Hewitt and Agassi posted round-robin victories in the first day of action at the $3.65 million Tennis Masters Cup, the final ATP tournament of the season.
The second-seed and the U.S. Open champion, Hewitt woked up after a sluggish first set to handle No. 7 Sebastien Grosjean of France, 3-6, 6-2, 6-3, to move just 28 points behind top-seeded Gustavo Kuerten of Brazil in the ATP Tour Champions Race 2001 standings.
The third-seeded Agassi needed just 73 minutes to dispatch No. 6 Patrick Rafter of Australia, 6-2, 6-4.
A semifinalist at the Australian and French Opens, Grosjean needed to capture the Tennis Masters Series event in Paris two weeks ago to qualify for this tournament for the first time, and showed the same winning form when he broke in the match's fourth game and won the first set.
Hewitt rallied in the second set, taking a 4-1 lead and breaking his foe's serve to level the match. The 20-year-old from Adelaide snatched Grosjean's first serve of the third set and soon owned a 4-1 advantage.
Hewitt served out the victory to improve to 4-2 lifetime against Grosjean, also defeating the Frenchman in Sydney in January en route to his second straight adidas International title.

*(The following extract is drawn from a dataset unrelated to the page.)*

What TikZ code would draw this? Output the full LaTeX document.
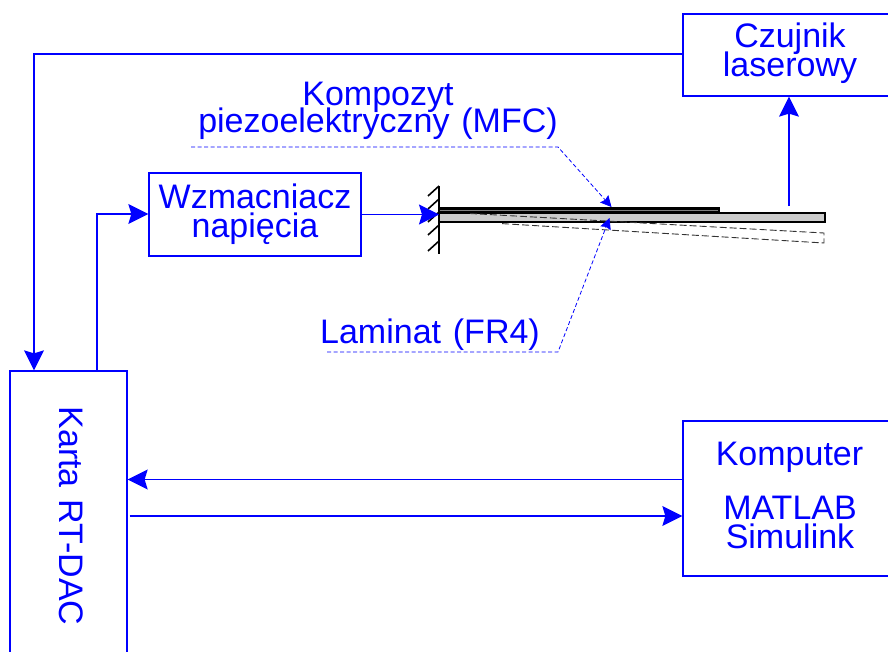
\documentclass[tikz,border=0pt]{standalone}
\usepackage{fontspec}
\setmainfont{Liberation Sans}[WordSpace=1.25]
\usetikzlibrary{arrows.meta,calc}
\definecolor{bl}{RGB}{0,0,255}
\newcommand\tightlines{\lineskiplimit -100bp\relax}
\tikzset{
  x=1bp,y=-1bp,
  boxn/.style={draw=bl,line width=1.3bp,inner sep=0pt,minimum width=#1},
  txt/.style={text=bl,font=\fontsize{34bp}{29bp}\selectfont\tightlines,align=center,inner sep=0pt},
  conn/.style={draw=bl,line width=1.3bp,-{Stealth[length=20bp,width=20bp,inset=3bp]}},
  leader/.style={draw=bl,line width=0.8bp,dash pattern=on 4bp off 2.5bp,-{Stealth[length=11bp,width=11bp,inset=1.5bp]}},
  ghost/.style={draw=black!80,line width=0.9bp,dash pattern=on 7bp off 3bp},
  beamn/.style={draw=black,line width=2.4bp,inner sep=0pt},
}
\begin{document}
\begin{tikzpicture}
\useasboundingbox (0,0) rectangle (888,652);
\clip (0,0) rectangle (888,652);
\node[boxn=207bp,minimum height=82bp] (czuj) at (786.5,55) {};
\node[txt,anchor=center] (czujt) at (790,53) {Czujnik\\laserowy};
\node[boxn=212bp,minimum height=83bp,txt] (wzm) at (255,214.5) {Wzmacniacz\\napięcia};
\node[boxn=117bp,minimum height=300bp] (karta) at (68.5,521) {};
\node[txt,rotate=-90,anchor=center] (kartat) at (71,516) {Karta RT-DAC};
\node[boxn=207bp,minimum height=155bp] (komp) at (786.5,498.5) {};
\node[txt,anchor=center] (kompa) at (789.5,457) {Komputer};
\node[txt,anchor=center] (kompb) at (790,522) {MATLAB\\Simulink};
\node[txt,anchor=center,font=\fontsize{34bp}{27bp}\selectfont\tightlines] (mfc) at (378,111) {Kompozyt\\piezoelektryczny (MFC)};
\node[txt,anchor=center] (lam) at (430,335) {Laminat (FR4)};
% beam
\coordinate (wallT) at (439,186);
\coordinate (wallB) at (439,254);
\node[beamn,fill=black!20,minimum width=386bp,minimum height=9bp] (fr4) at (632,217.5) {};
\node[beamn,fill=black!50,minimum width=280bp,minimum height=4bp] (pz) at (579,210.5) {};
\coordinate (g1) at (470,213.5);
\coordinate (g2) at (824,233);
\coordinate (g3) at (824,243);
\coordinate (g4) at (500,223.5);
\draw[ghost] (g1) -- (g2) -- (g3) -- (g4);
\draw[black,line width=1.6bp] (wallT) -- (wallB);
\foreach \y in {199,212,225,238,254} \draw[black,line width=1.6bp] (439,\y-13) -- (428,\y-3);
% connectors
\coordinate (c1) at (34,54);
\draw[conn] (czuj.west |- c1) -- (c1) -- (c1 |- karta.north);
\coordinate (c2) at (97,214);
\draw[conn] (c2 |- karta.north) -- (c2) -- (wzm.west |- c2);
\draw[conn] (wzm.east) -- (wallT |- wzm.east);
\coordinate (c3) at (789,206);
\draw[conn] (c3) -- (c3 |- czuj.south);
\coordinate (c4) at (0,479.5);
\coordinate (c5) at (0,516);
\draw[conn] (komp.west |- c4) -- (karta.east |- c4);
\draw[conn] ($(karta.east |- c5)+(2,0)$) -- (komp.west |- c5);
% leaders
\coordinate (l1) at (191,147);
\coordinate (l2) at (558,147);
\coordinate (l3) at (611.5,207);
\coordinate (l4) at (327,352);
\coordinate (l5) at (558,352);
\coordinate (l6) at (609.5,218);
\draw[leader] (l1) -- (l2) -- (l3);
\draw[leader] (l4) -- (l5) -- (l6);
\end{tikzpicture}
\end{document}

"As soon as it got into the third set it was a dogfight. It's nice to get through the first match," Hewitt said. "I was also able to get onto his serve a little better in the second and third sets and I think that's what did it."
"He picked up his game in the second set and maybe I got a little tired," Grosjean said. "You know the big week in Paris and then the journey - maybe it left me a little flat."
Hewitt and Grosjean will meet again in Melbourne in three weeks in the Davis Cup final.
Agassi, the Australian Open champion, fell behind Rafter, 0-2, before taking six straight games. Rafter double faulted at 4-4 of the second set and Agassi held on to snap a three-match losing streak.
This was Agassi's first win since reaching the quarterfinals of the U.S. Open in early September, and his 10th in 15 meetings with Rafter.
The eight players to qualify for this elite season-ending event are split into two groups, named after Australian tennis legends John Newcombe and Ken Rosewall. Each player participates in three matches, with the two leading players from each group advancing to the elimination semifinals. The winner of the semifinals square off in a best-of-five set final.
Monday's action featured the Newcombe Group. The Rosewall Group takes to the court on Tuesday as Kuerten, the top seed and defending champion, faces No. 8 Ivanisevic and fourth seed Juan Carlos Ferrero of Spain takes on fifth seed and 1997 finalist Yevgeny Kafelnikov of Russia.
Trying to become the youngest player to finish the year ranked No. 1, Hewitt won his first career Grand Slam title in New York in September and claimed four other crowns.
Agassi, a winner of four titles this year, hopes to become the first player older than 30 to take over the top spot in the rankings. He has appeared in the final of this event the last two years but has never won the season-ending tournament in three tries in the championship match.
Rafter was playing for the first time in more than a month. He has said he will retire after Australia plays France in Davis Cup final in Melbourne in three weeks.
If the champion wins all of his matches, then he departs with $1.52 million. Otherwise, he earns $700,000.